-- start of RECORDED INFORMATION --
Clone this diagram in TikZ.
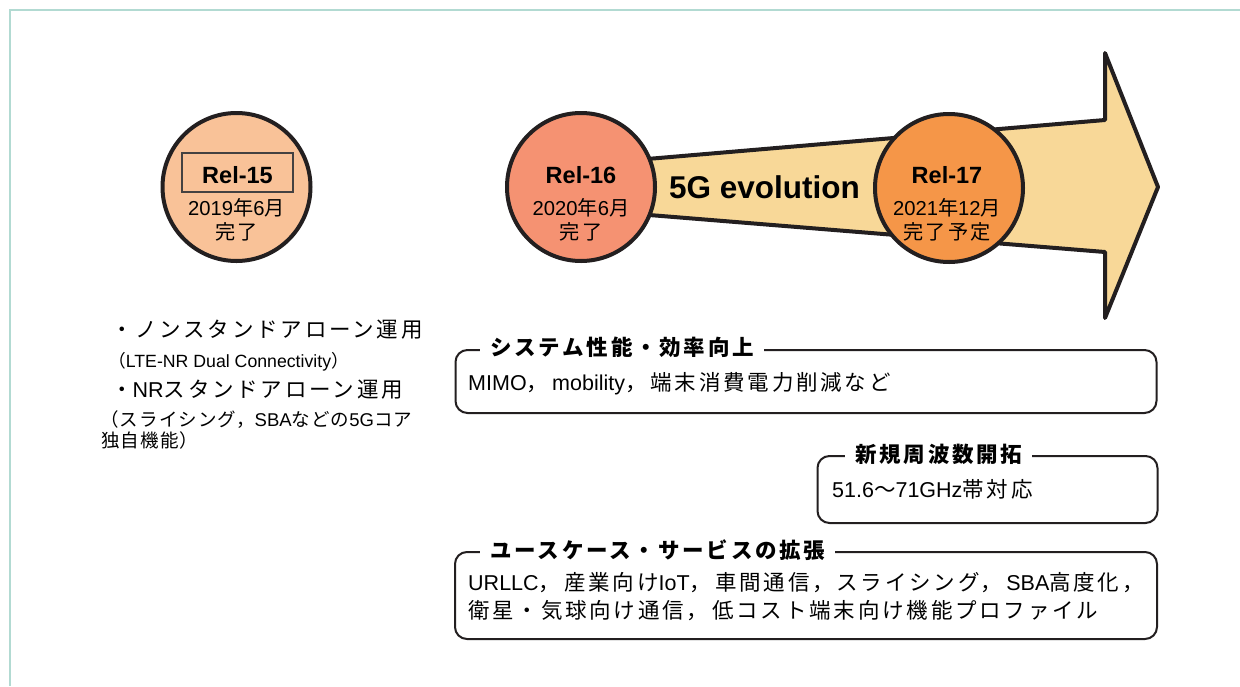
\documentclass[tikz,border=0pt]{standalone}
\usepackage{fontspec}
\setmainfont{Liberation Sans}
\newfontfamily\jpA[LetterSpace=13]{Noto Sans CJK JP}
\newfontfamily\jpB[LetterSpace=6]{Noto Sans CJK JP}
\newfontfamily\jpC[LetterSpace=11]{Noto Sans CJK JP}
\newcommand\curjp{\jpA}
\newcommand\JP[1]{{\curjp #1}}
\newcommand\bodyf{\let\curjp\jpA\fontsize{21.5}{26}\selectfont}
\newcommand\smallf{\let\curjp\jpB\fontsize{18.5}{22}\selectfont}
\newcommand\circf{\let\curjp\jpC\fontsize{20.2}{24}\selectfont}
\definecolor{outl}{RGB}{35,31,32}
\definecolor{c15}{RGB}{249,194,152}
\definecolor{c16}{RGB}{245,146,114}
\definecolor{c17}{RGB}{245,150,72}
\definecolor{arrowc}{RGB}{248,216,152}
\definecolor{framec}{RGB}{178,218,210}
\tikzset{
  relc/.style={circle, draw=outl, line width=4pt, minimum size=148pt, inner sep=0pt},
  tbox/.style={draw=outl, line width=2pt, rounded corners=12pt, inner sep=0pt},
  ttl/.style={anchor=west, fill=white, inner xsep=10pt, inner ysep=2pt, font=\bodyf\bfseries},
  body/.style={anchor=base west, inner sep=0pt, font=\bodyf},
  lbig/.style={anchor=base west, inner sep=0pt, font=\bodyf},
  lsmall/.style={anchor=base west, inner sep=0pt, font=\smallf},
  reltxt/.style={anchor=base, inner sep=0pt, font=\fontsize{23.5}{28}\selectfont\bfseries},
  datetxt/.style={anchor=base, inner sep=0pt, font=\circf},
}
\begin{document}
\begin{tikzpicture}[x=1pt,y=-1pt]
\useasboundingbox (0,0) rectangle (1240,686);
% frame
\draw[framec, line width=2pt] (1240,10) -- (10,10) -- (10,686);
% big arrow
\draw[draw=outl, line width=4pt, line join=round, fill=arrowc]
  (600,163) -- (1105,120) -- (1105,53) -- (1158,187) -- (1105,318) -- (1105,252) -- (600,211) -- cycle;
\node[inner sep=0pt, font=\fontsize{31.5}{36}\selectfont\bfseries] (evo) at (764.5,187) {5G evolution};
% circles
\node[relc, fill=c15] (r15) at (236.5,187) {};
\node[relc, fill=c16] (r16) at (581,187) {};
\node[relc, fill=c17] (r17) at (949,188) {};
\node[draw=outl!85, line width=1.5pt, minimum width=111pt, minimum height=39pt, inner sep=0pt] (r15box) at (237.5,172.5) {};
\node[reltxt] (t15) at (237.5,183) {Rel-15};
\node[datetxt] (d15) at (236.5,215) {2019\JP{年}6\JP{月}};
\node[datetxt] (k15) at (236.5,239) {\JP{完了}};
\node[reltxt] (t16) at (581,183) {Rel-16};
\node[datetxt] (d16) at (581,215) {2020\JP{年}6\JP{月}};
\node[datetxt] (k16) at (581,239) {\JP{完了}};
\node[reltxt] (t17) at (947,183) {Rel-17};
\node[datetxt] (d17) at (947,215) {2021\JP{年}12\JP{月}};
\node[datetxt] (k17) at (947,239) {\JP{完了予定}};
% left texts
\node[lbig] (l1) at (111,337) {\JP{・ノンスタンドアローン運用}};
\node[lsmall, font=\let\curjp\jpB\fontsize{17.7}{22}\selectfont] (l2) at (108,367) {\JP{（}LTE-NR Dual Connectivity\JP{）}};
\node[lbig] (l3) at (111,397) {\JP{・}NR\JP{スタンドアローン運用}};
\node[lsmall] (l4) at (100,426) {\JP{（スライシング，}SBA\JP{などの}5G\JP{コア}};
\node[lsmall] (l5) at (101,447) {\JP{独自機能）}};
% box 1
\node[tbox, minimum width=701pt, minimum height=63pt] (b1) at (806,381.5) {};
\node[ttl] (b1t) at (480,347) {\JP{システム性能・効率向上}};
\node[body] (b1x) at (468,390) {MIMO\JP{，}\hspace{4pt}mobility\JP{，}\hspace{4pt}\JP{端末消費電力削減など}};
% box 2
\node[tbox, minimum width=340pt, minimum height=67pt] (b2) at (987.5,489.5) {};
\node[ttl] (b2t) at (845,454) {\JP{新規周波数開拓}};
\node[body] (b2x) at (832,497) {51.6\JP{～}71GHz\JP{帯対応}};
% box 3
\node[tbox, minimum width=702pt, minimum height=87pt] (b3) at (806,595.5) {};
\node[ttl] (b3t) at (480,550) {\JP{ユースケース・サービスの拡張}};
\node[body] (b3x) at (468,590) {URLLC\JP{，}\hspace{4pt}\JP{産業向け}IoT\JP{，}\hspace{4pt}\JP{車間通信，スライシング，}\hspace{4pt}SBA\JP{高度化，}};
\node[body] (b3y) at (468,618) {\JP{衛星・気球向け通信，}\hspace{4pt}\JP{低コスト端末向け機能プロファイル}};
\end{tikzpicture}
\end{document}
-- end of RECORDED INFORMATION --
**TO DO**
Give the data again exactly as written, with all pictures left out.

**FULL SOLUTION**
Clone this diagram in TikZ.
\documentclass[tikz,border=0pt]{standalone}
\usepackage{fontspec}
\setmainfont{Liberation Sans}
\newfontfamily\jpA[LetterSpace=13]{Noto Sans CJK JP}
\newfontfamily\jpB[LetterSpace=6]{Noto Sans CJK JP}
\newfontfamily\jpC[LetterSpace=11]{Noto Sans CJK JP}
\newcommand\curjp{\jpA}
\newcommand\JP[1]{{\curjp #1}}
\newcommand\bodyf{\let\curjp\jpA\fontsize{21.5}{26}\selectfont}
\newcommand\smallf{\let\curjp\jpB\fontsize{18.5}{22}\selectfont}
\newcommand\circf{\let\curjp\jpC\fontsize{20.2}{24}\selectfont}
\definecolor{outl}{RGB}{35,31,32}
\definecolor{c15}{RGB}{249,194,152}
\definecolor{c16}{RGB}{245,146,114}
\definecolor{c17}{RGB}{245,150,72}
\definecolor{arrowc}{RGB}{248,216,152}
\definecolor{framec}{RGB}{178,218,210}
\tikzset{
  relc/.style={circle, draw=outl, line width=4pt, minimum size=148pt, inner sep=0pt},
  tbox/.style={draw=outl, line width=2pt, rounded corners=12pt, inner sep=0pt},
  ttl/.style={anchor=west, fill=white, inner xsep=10pt, inner ysep=2pt, font=\bodyf\bfseries},
  body/.style={anchor=base west, inner sep=0pt, font=\bodyf},
  lbig/.style={anchor=base west, inner sep=0pt, font=\bodyf},
  lsmall/.style={anchor=base west, inner sep=0pt, font=\smallf},
  reltxt/.style={anchor=base, inner sep=0pt, font=\fontsize{23.5}{28}\selectfont\bfseries},
  datetxt/.style={anchor=base, inner sep=0pt, font=\circf},
}
\begin{document}
\begin{tikzpicture}[x=1pt,y=-1pt]
\useasboundingbox (0,0) rectangle (1240,686);
% frame
\draw[framec, line width=2pt] (1240,10) -- (10,10) -- (10,686);
% big arrow
\draw[draw=outl, line width=4pt, line join=round, fill=arrowc]
  (600,163) -- (1105,120) -- (1105,53) -- (1158,187) -- (1105,318) -- (1105,252) -- (600,211) -- cycle;
\node[inner sep=0pt, font=\fontsize{31.5}{36}\selectfont\bfseries] (evo) at (764.5,187) {5G evolution};
% circles
\node[relc, fill=c15] (r15) at (236.5,187) {};
\node[relc, fill=c16] (r16) at (581,187) {};
\node[relc, fill=c17] (r17) at (949,188) {};
\node[draw=outl!85, line width=1.5pt, minimum width=111pt, minimum height=39pt, inner sep=0pt] (r15box) at (237.5,172.5) {};
\node[reltxt] (t15) at (237.5,183) {Rel-15};
\node[datetxt] (d15) at (236.5,215) {2019\JP{年}6\JP{月}};
\node[datetxt] (k15) at (236.5,239) {\JP{完了}};
\node[reltxt] (t16) at (581,183) {Rel-16};
\node[datetxt] (d16) at (581,215) {2020\JP{年}6\JP{月}};
\node[datetxt] (k16) at (581,239) {\JP{完了}};
\node[reltxt] (t17) at (947,183) {Rel-17};
\node[datetxt] (d17) at (947,215) {2021\JP{年}12\JP{月}};
\node[datetxt] (k17) at (947,239) {\JP{完了予定}};
% left texts
\node[lbig] (l1) at (111,337) {\JP{・ノンスタンドアローン運用}};
\node[lsmall, font=\let\curjp\jpB\fontsize{17.7}{22}\selectfont] (l2) at (108,367) {\JP{（}LTE-NR Dual Connectivity\JP{）}};
\node[lbig] (l3) at (111,397) {\JP{・}NR\JP{スタンドアローン運用}};
\node[lsmall] (l4) at (100,426) {\JP{（スライシング，}SBA\JP{などの}5G\JP{コア}};
\node[lsmall] (l5) at (101,447) {\JP{独自機能）}};
% box 1
\node[tbox, minimum width=701pt, minimum height=63pt] (b1) at (806,381.5) {};
\node[ttl] (b1t) at (480,347) {\JP{システム性能・効率向上}};
\node[body] (b1x) at (468,390) {MIMO\JP{，}\hspace{4pt}mobility\JP{，}\hspace{4pt}\JP{端末消費電力削減など}};
% box 2
\node[tbox, minimum width=340pt, minimum height=67pt] (b2) at (987.5,489.5) {};
\node[ttl] (b2t) at (845,454) {\JP{新規周波数開拓}};
\node[body] (b2x) at (832,497) {51.6\JP{～}71GHz\JP{帯対応}};
% box 3
\node[tbox, minimum width=702pt, minimum height=87pt] (b3) at (806,595.5) {};
\node[ttl] (b3t) at (480,550) {\JP{ユースケース・サービスの拡張}};
\node[body] (b3x) at (468,590) {URLLC\JP{，}\hspace{4pt}\JP{産業向け}IoT\JP{，}\hspace{4pt}\JP{車間通信，スライシング，}\hspace{4pt}SBA\JP{高度化，}};
\node[body] (b3y) at (468,618) {\JP{衛星・気球向け通信，}\hspace{4pt}\JP{低コスト端末向け機能プロファイル}};
\end{tikzpicture}
\end{document}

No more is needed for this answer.